Department of Electrical and Computer Engineering Ph.D. Public Defense
Robust Techniques for Generating Talking Faces from Speech
Emre Eskimez
Supervised by Professor Wendi Heinzelman and Professor Zhiyao Duan
Friday, July 26, 2019
1 p.m.
Computer Studies Building, Room 601
Speech is a fundamental modality in human-to-human communication. It carries complex messages that written languages cannot convey effectively, such as emotion and intonation, which can change the meaning of the message. Due to its importance in human communication, speech processing has attracted much attention of researchers to establish human-to-machine communication. Personal assistants, such as Alexa, Cortana, and Siri that can be interfaced using speech, are now mature enough to be part of our daily lives. With the deep learning revolution, speech processing has advanced significantly in the fields of automatic speech recognition, speech synthesis, speech style transfer, speaker identification/verification and speech emotion recognition.
Although speech contains rich information about the message that is being transmitted and the state of the speaker, it does not contain all the information for speech communication. Facial cues play an important role in establishing a connection between a speaker and a listener. It has been shown that estimating emotions from speech is a hard task for untrained humans; therefore most people rely on a speaker’s facial expressions to discern the speaker’s affective state, which is important for comprehending the message that the speaker is trying to convey. Another benefit of the availability of facial cues during speech communication is that seeing the lips of the speaker improves speech comprehension, especially in environments where background noise is present. This can be observed mostly in cocktail-party scenarios, where people tend to communicate better when they are facing each other but may have trouble communicating when talking over the phone.

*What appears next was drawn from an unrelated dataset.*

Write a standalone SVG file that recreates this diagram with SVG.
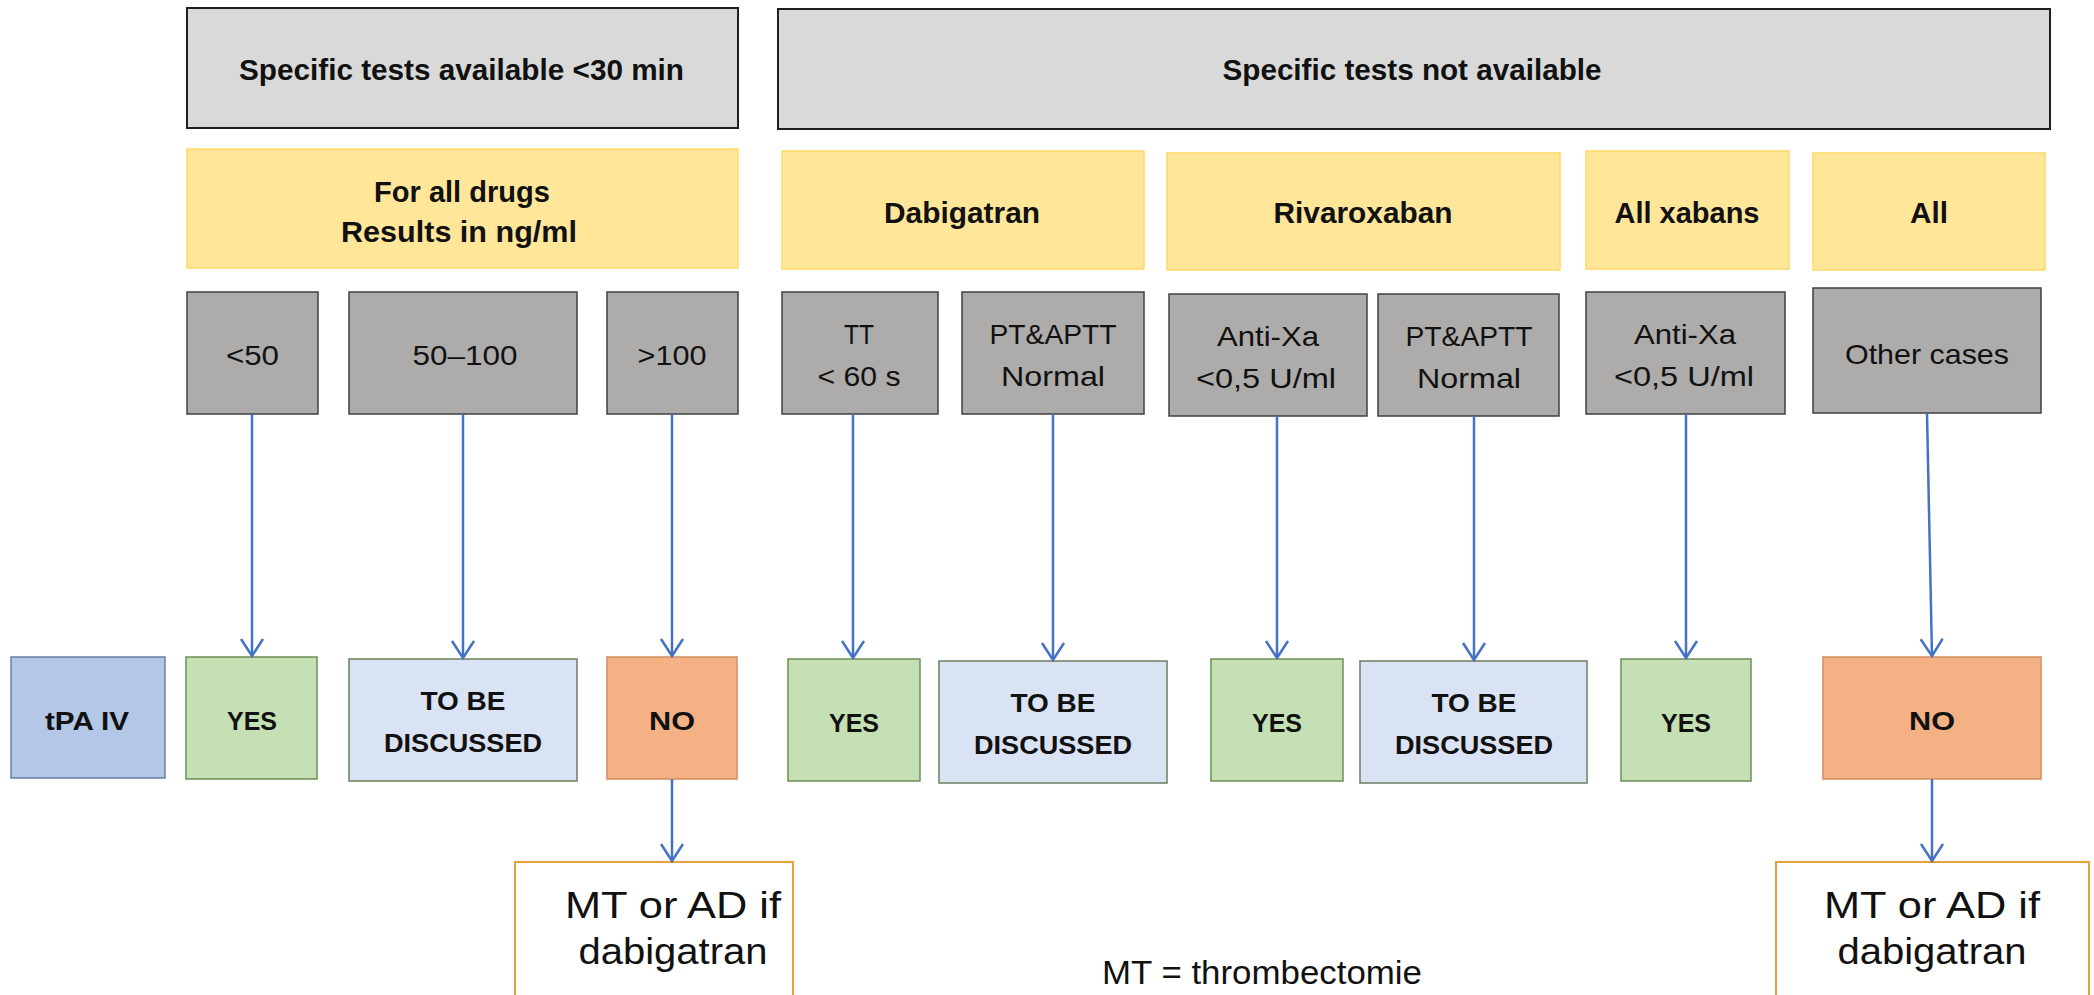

This thesis describes my work in the fields of speech enhancement (SE), speech animation (SA), and automatic speech emotion recognition (ASER). For SE, I have proposed long short-term memory (LSTM) based and convolutional neural network (CNN) based architectures to compensate for the non-stationary noise in utterances. My proposed models have been evaluated in terms of speech quality and speech intelligibility. These models have been used as pre-processing modules to a commercial automatic speaker verification system, and it has been shown that they provide a performance boost in terms of equal-error rate (EER).
I have proposed a speech super-resolution (SSR) system that employs a generative adversarial network (GAN). The generator network is fully convolutional with 1D kernels, enabling real-time inference on edge devices. The objective and subjective studies showed the proposed network outperforms the DNN baselines.
For speech animation (SA), I have proposed an LSTM network to predict face landmarks from first- and second-order temporal differences of the log-mel spectrogram. I have conducted objective and subjective evaluations and verified that the generated landmarks are on-par with the ground-truth ones. Generated landmarks can be used by the existing systems to fit texture or 2D and 3D models to obtain realistic talking faces to increase speech comprehension. I extended this work to include noise-resilient training. The new architecture accepts the raw waveforms and processes them through 1D convolutional layers that output the PCA coefficients of the 3D face landmarks. The objective and subjective results showed that the proposed network achieves better performance compared to my previous work and a DNN-based baseline. In another work, I have proposed an end-to-end image-based talking face generation system that works with arbitrarily long speech inputs and utilizes attention mechanisms.
For automatic speech emotion recognition (ASER), I have compared human and machine performance in large-scale experiments and concluded that machines could discern emotions from speech better than untrained humans. I have also proposed a web-based automatic speech emotion classification framework, where the user can upload their files and can analyze the affective content of the utterances. The framework adapts to the user’s choices over time since the user corrects the wrong labels. This allows for large-scale emotional analysis in a semi-automatic framework. I have proposed a transfer learning framework where I train autoencoders using 100 hours of neutral speech to boost the ASER performance. I have systematically analyzed four different autoencoders, namely denoising autoencoder, variational autoencoder, adversarial autoencoder and adversarial variational Bayes. This method is beneficial in scenarios where there are not enough annotated data to train deep neural networks (DNNs).
Pulling all of this work together provides a framework for generating a realistic talking face from noisy and emotional speech that has the capability of expressing emotions. This framework would be beneficial for applications in telecommunications, human-machine interaction/interface, augmented/virtual reality, telepresence, video games, dubbing, and animated movies.